7. Global clout of host country: London, Chicago and New York are prime examples of traditional international financial centers that gained dominance because their countries were politically dominant. Even in the post-Second World War scenario, Shanghai, Hong Kong and Tokyo were helped a great deal by the fact that over time, both China and Japan became relatively dominant global players. However, political domination is not in itself a predominant reason as in the case of countries like Switzerland, Singapore, the UAE and Luxembourg, which are themselves not politically dominant; yet are either aligned to powerful international blocks or are politically neutral by design or default. India is already a dominant political, military and economic player regionally and the effects of such dominance are evident. Yet, even if India’s political impact and military prowess in the decades to follow, do not achieve greater momentum, it will not adversely impact her cities’ prospects in becoming international financial centers.
8. Diversification: Diversification of businesses so as to avoid over-dependence on one or few sectors. The best example of this is Dubai, which, despite not being as oil rich as the other emirates that make up the United Arab Emirates, has become an international financial center. It has successfully managed to diversify its business interests into sectors as diverse as hospitality & tourism, information technology, real estate, education and banking. The same holds good for cities like Singapore and Hong Kong. Out of all the existing business centers in India, Mumbai is perhaps the most diversified of all in terms of the range of sectors that operate their key operations out of that city; Hyderabad and Bangalore follow closely. While this fact, in itself does not constrict their prospects of becoming international financial centers, diversification undoubtedly gives a city a stronger backbone and greater flexibility to ride out periods of financial crises, internal and external.

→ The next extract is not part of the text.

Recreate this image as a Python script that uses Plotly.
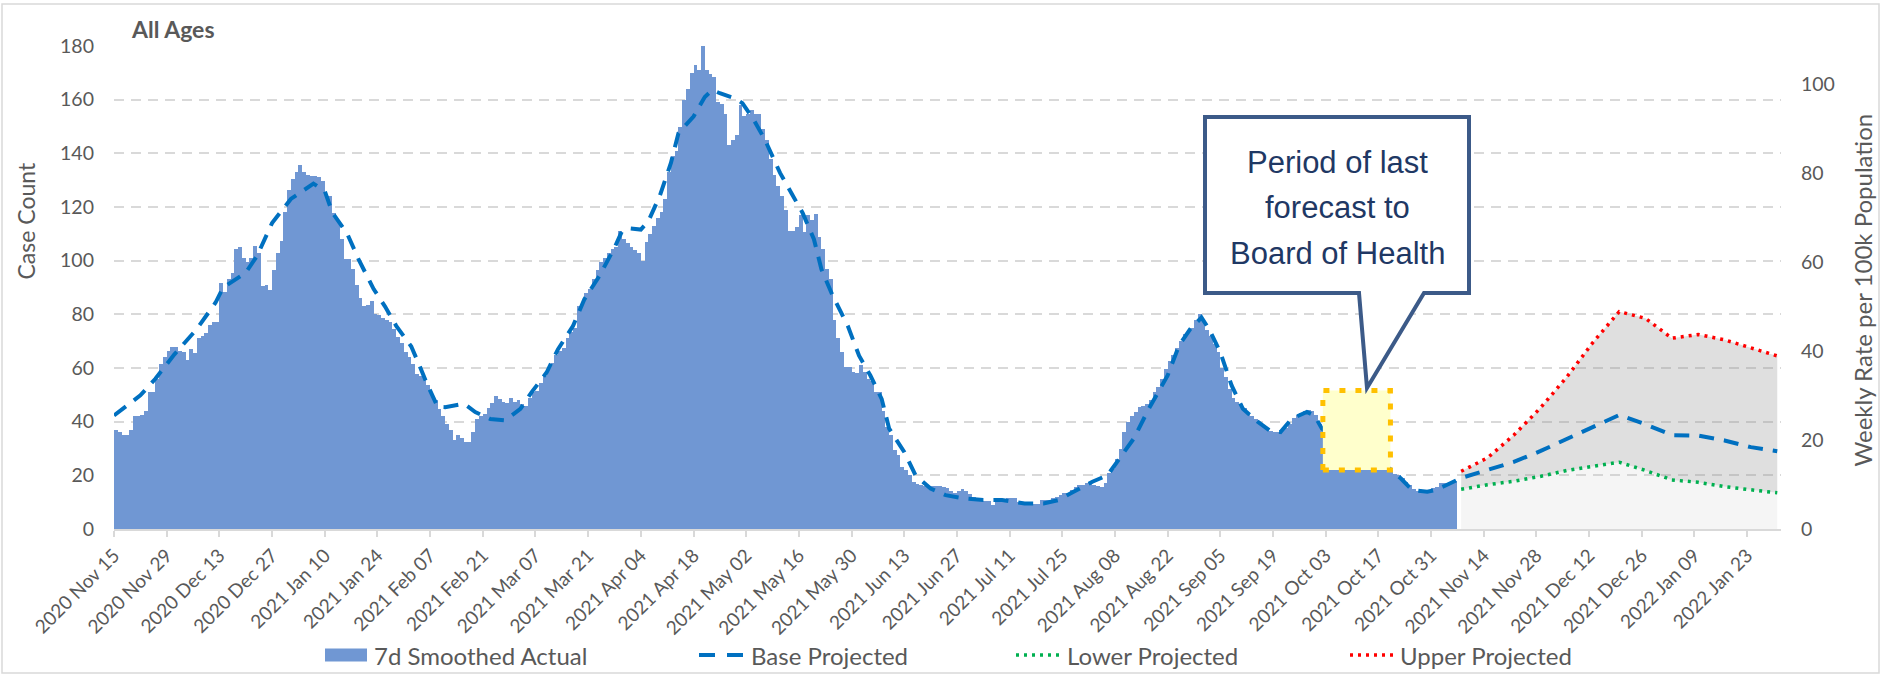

9. Stock market: Every international financial center invariably has a robust stock market. In India, only Mumbai has stock exchanges—the Bombay Stock Exchange and the National Stock Exchange—that are nationally significant. Stock exchanges operating out of other Indian cities are relatively less significant in terms of how much they are impacted by or have a bearing on the national economy, a fact that can be an impediment in cities like Hyderabad, Bangalore, Ahmedabad and Chandigarh in becoming international financial centers.